Your primary interface to observability should not be a static dashboard. It should be a powerful, high-performance query engine that can perform arbitrary aggregations on raw event data. Tools that force you to define your queries upfront (your metrics) are less valuable than those that allow you to ask new questions of historical data during an incident.

The Cost of Believing the Lie

The consequence of the observability illusion is not just longer Mean Time To Resolution (MTTR). It’s chronic uncertainty. It’s the inability to confidently say whether a new deployment improved or degraded performance for a subset of users. It’s the endless, blame-shifting war room calls where every team’s dashboard shows “green.” It erodes engineering confidence, slows innovation (because you fear what you can’t see), and ultimately damages customer trust.
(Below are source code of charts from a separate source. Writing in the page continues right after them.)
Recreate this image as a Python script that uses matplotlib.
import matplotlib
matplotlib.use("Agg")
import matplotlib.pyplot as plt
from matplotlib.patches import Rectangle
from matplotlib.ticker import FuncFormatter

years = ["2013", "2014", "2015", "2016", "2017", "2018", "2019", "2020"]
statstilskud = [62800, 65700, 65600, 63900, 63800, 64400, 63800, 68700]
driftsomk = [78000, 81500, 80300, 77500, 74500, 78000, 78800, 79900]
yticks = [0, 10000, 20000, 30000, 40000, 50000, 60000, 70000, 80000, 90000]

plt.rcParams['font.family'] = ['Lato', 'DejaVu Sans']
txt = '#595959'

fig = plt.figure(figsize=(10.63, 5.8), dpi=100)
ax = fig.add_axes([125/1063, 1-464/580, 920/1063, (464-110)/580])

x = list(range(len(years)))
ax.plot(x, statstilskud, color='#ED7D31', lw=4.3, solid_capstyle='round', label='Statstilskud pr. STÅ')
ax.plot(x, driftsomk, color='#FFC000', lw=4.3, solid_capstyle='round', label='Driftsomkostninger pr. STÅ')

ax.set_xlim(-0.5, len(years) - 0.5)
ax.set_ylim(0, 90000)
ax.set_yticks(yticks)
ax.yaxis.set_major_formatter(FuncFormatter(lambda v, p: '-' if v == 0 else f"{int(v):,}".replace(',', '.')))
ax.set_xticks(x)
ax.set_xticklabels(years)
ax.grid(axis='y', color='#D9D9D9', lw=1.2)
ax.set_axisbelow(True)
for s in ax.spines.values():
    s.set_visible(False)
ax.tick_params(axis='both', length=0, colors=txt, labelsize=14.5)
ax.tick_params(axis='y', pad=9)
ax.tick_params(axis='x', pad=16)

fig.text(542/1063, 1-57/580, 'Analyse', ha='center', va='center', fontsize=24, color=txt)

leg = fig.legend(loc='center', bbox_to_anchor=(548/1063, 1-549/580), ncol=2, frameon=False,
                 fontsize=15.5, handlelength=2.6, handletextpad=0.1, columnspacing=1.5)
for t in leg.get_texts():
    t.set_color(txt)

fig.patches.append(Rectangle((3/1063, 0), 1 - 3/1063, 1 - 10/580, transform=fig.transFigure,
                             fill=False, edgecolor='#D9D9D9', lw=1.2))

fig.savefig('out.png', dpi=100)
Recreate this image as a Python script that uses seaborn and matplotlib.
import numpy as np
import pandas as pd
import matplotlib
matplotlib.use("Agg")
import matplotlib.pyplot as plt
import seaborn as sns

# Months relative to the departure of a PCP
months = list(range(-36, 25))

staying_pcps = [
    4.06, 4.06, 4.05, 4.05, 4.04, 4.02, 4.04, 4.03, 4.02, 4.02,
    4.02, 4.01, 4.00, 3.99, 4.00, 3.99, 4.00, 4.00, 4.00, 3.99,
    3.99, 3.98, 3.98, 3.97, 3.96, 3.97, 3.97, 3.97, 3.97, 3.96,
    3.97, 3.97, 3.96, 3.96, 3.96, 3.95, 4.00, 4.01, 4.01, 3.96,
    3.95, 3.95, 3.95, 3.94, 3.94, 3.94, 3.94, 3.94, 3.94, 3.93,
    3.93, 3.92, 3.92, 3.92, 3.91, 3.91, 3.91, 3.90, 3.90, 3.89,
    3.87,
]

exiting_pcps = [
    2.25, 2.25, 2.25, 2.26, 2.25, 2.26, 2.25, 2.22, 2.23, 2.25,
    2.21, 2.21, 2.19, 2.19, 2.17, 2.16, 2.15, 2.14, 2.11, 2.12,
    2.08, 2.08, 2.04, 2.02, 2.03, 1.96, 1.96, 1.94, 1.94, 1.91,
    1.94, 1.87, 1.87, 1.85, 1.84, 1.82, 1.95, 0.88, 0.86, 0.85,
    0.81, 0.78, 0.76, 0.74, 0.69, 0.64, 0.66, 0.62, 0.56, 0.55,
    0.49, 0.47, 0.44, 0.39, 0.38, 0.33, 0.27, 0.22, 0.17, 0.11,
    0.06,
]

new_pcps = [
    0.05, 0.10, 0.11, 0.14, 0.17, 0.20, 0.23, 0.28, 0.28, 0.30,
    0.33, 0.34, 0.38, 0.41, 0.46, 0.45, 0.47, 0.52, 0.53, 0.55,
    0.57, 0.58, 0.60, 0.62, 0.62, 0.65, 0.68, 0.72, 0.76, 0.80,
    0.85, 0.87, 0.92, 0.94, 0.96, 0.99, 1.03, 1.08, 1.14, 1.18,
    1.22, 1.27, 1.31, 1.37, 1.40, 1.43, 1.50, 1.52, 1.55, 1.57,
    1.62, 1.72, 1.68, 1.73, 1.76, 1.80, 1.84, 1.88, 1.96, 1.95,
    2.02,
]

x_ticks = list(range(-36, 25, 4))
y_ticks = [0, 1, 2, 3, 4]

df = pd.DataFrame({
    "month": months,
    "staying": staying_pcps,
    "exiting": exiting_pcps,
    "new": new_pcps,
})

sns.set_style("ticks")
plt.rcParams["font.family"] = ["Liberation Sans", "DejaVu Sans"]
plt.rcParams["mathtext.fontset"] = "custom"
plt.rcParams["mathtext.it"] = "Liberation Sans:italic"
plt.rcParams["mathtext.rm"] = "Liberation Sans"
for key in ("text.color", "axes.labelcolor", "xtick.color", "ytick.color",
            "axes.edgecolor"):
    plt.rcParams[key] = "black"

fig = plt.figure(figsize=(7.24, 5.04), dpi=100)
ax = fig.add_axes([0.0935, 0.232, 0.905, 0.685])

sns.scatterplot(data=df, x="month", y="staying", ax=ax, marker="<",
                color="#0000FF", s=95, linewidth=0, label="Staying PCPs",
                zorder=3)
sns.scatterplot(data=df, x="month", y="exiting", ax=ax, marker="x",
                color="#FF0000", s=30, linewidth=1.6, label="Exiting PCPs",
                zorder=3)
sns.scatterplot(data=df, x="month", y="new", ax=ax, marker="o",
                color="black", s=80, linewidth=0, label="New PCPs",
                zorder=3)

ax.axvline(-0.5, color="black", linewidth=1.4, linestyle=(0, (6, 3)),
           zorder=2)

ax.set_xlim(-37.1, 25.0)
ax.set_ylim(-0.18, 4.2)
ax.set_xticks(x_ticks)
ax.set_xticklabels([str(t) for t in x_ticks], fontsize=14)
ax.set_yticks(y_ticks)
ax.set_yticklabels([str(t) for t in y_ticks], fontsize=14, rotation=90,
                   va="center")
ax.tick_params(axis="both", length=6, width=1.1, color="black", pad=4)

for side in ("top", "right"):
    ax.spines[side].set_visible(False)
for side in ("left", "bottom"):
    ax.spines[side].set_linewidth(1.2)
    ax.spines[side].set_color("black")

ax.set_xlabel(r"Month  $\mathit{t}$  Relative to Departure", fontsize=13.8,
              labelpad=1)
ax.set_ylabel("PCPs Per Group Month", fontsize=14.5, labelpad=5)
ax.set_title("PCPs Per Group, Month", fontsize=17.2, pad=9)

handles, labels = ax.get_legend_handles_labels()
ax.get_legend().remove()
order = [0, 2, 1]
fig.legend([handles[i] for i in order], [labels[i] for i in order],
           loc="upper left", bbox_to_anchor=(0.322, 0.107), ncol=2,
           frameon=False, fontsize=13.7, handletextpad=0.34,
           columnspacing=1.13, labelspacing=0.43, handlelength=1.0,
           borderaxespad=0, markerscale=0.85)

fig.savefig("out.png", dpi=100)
Conclusion: From Illusion to Clarity

The cloud observability illusion is pervasive because it’s comforting. Green dashboards are the modern equivalent of “the system is up.” But in the complex, non-deterministic world of cloud-native software, “up” is a meaningless binary. The real questions are about performance, experience, and business outcomes.

Stop collecting data and start enabling exploration. Treat observability not as a set of tools to buy, but as a property of your system to architect for. Demand that your data retains its rich context. Value the ability to ask a new question more than the prettiness of a pre-built graph. Only when you can interrogate your system about any anomalous behavior, without pre-defining what “anomalous” means, will you pierce through the illusion and achieve the genuine clarity that makes cloud systems not just operational, but truly resilient and understandable.